Cecelia Bucki

Cecelia Bucki, Ph.D., has been Professor of History at Fairfield University for the past twenty-five years, after previously teaching at Hamilton College, Wesleyan University, and Yale University. Her specialties within US History are social, labor and working-class, and immigration and ethnic history. Her main research interest is the nexus of US 20th century labor and urban politics, as demonstrated in her first book, the award-winning Bridgeport’s Socialist New Deal, 1915-1936 (University of Illinois Press, 2001).
Since the 1980s, she has created various public history projects in Connecticut, and participated in social studies teacher-training. She has worked deeply in the nineteenth-century urban and industrial history of Connecticut, including a study and museum script for the Mattatuck Museum on the industrialization of Waterbury. Her particular focus for the Little Liberia site is the 1880s-era transition of Bridgeport’s South End to industrial production and the arrival of European immigrants to the neighborhood.

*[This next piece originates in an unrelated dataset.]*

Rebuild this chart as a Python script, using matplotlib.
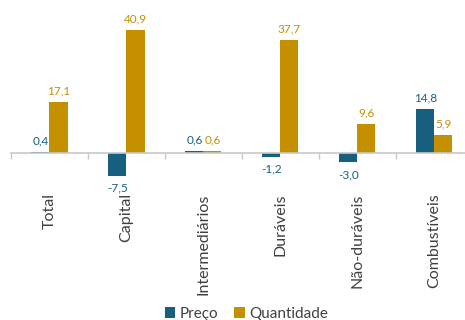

Her broader experience in local history has been as editor-in-chief of the journal Connecticut History Review from 2011-2017. She is active in a variety of local, state, and national history organizations; she has served as officer or board member in the Association for the Study of Connecticut Coordinating Committee for History, the Organization of American Historians, and the Labor and Working-Class History Association.